## What you have to do
Everything from the opening line of the records below through the line with "import * as" must be duplicated exactly, pictures left out.
[START OF Provided information]
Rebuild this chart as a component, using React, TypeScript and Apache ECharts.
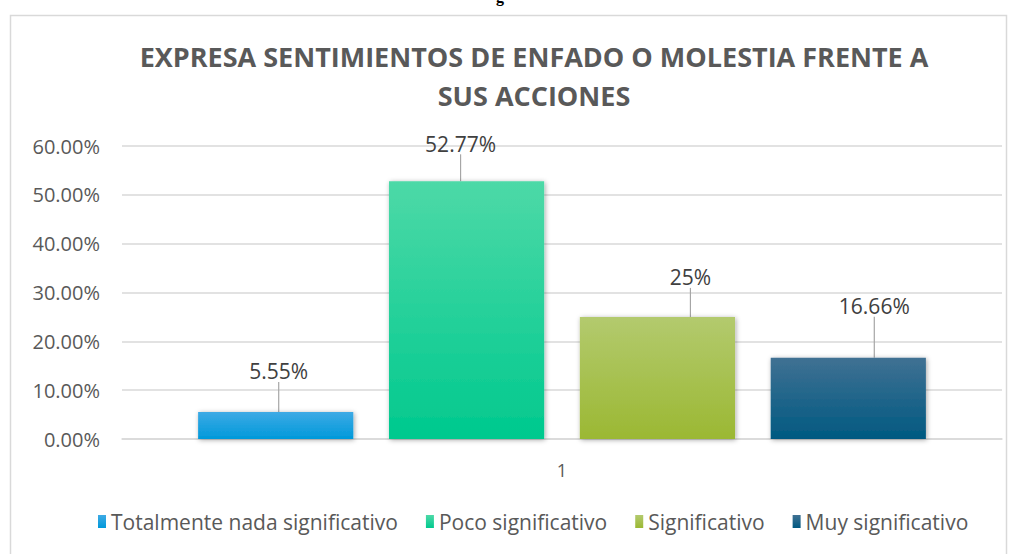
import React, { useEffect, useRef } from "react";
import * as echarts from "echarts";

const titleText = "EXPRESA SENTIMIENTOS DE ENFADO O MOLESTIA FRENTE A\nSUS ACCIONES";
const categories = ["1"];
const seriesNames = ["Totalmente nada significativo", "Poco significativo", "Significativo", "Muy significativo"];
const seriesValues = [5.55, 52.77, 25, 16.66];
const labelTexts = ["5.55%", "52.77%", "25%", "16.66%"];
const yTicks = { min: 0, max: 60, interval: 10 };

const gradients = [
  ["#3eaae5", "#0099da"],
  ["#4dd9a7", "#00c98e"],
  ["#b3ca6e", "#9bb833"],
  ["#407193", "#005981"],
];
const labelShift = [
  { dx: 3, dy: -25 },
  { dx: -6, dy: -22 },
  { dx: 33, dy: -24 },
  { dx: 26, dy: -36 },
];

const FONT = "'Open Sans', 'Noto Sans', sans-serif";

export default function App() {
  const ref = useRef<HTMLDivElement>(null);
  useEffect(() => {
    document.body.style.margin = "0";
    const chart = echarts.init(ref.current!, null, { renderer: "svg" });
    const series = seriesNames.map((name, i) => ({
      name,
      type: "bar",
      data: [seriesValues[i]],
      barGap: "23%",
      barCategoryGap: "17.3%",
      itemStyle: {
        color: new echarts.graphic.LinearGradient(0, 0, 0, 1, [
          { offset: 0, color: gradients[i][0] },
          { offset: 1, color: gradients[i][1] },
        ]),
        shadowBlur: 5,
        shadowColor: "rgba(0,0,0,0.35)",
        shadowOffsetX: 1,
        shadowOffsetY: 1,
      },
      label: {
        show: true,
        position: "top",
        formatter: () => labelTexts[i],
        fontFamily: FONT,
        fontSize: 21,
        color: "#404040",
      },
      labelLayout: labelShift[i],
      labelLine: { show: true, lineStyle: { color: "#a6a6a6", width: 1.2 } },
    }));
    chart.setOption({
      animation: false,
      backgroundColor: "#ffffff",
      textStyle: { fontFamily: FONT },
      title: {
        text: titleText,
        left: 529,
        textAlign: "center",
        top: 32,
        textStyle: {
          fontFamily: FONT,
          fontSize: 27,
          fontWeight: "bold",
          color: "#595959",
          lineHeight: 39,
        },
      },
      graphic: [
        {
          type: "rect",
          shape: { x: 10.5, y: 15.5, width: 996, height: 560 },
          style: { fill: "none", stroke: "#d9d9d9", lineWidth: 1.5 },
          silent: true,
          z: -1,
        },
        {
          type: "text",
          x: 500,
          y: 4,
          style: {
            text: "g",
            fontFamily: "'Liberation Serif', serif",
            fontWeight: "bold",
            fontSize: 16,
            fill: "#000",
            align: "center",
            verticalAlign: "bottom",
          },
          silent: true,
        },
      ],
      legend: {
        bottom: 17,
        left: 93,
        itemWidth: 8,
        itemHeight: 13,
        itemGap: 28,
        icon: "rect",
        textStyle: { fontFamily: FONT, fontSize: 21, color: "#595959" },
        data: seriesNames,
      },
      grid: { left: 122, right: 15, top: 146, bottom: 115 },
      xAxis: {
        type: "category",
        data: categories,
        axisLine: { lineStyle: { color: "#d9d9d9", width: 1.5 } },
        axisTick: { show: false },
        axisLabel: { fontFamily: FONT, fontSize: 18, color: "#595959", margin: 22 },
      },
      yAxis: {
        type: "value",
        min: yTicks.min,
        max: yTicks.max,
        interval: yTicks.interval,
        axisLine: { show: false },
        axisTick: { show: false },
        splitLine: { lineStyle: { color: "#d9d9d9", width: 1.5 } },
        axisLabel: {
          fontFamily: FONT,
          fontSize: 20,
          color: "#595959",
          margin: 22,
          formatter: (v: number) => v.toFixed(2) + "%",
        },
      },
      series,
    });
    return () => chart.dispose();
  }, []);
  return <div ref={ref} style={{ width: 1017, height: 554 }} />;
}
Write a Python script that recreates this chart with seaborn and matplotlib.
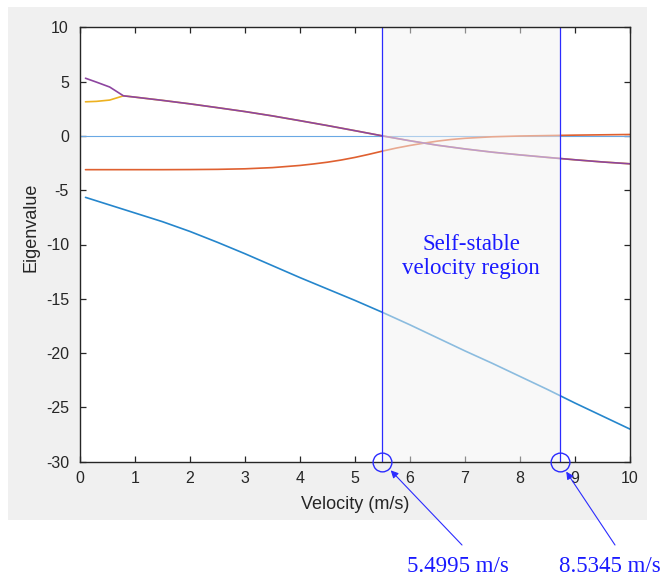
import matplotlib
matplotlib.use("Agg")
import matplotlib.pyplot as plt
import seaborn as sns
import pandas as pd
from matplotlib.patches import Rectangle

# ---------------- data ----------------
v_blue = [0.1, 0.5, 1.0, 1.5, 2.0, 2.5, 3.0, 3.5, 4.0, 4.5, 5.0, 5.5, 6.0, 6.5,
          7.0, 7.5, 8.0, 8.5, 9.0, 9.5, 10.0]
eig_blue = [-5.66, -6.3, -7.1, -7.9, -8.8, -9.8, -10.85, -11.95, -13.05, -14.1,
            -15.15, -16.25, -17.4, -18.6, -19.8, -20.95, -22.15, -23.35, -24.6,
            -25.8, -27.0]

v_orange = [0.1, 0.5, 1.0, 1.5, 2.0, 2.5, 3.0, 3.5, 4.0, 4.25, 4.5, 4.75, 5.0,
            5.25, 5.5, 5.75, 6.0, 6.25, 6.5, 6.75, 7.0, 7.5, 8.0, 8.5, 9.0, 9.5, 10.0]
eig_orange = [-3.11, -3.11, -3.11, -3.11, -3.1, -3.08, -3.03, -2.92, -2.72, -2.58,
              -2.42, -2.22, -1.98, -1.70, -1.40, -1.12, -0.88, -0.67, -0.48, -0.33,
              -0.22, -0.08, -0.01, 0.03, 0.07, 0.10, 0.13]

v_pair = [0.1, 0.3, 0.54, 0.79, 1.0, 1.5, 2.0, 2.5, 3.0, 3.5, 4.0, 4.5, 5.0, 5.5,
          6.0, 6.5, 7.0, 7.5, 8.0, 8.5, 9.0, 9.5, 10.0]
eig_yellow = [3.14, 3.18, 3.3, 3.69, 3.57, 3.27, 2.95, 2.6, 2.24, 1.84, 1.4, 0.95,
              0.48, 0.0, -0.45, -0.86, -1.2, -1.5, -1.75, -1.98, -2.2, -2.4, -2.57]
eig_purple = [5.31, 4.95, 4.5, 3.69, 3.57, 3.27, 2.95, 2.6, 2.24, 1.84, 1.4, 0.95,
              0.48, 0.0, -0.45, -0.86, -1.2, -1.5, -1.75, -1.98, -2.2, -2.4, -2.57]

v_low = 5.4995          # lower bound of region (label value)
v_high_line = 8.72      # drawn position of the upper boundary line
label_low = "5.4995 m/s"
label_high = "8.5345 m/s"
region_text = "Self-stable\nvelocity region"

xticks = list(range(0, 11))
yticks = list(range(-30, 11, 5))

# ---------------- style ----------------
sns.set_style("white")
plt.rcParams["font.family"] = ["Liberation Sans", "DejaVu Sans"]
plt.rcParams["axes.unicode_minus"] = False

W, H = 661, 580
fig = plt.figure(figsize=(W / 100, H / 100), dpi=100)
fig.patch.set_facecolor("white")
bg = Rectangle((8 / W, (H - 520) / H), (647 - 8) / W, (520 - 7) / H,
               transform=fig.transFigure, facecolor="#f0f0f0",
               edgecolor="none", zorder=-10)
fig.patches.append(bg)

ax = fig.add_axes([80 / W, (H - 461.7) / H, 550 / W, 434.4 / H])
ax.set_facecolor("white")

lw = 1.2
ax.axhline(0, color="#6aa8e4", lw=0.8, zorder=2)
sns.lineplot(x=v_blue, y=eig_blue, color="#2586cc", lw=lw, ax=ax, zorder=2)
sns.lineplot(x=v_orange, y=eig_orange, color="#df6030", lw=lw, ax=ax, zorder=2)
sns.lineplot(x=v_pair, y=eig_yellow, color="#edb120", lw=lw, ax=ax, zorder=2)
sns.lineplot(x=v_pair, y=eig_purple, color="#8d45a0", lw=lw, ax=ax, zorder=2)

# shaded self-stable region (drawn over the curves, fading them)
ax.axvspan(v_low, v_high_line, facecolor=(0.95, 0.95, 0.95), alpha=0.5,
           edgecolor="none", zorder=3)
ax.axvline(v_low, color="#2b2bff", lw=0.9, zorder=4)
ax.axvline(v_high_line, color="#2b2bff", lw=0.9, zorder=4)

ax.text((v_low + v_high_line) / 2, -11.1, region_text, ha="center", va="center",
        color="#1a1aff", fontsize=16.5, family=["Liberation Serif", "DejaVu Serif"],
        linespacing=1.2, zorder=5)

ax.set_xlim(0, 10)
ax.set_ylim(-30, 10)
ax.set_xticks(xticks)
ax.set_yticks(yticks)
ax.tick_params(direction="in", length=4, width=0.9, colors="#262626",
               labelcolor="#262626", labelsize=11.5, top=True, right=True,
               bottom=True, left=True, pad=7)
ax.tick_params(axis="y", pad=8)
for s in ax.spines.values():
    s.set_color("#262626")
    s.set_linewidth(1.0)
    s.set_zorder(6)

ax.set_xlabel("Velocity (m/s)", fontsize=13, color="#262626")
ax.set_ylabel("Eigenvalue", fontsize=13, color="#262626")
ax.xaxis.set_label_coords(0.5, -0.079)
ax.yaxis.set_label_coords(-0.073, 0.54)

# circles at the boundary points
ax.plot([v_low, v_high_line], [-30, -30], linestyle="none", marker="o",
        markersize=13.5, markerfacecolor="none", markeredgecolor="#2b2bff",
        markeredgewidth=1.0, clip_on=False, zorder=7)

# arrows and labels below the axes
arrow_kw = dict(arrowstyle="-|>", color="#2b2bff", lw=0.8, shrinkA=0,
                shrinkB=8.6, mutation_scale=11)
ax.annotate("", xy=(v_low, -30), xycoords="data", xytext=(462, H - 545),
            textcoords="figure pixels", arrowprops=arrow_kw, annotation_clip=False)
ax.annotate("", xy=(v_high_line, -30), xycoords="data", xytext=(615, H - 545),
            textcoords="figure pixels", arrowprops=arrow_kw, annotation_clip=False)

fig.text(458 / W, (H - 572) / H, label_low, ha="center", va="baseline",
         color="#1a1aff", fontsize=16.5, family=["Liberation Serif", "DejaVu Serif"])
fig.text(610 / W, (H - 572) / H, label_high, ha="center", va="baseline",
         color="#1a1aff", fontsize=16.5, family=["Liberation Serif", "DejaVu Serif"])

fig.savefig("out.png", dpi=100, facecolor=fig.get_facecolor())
[END OF Provided information]
## Written response
Rebuild this chart as a component, using React, TypeScript and Apache ECharts.
import React, { useEffect, useRef } from "react";
import * as echarts from "echarts";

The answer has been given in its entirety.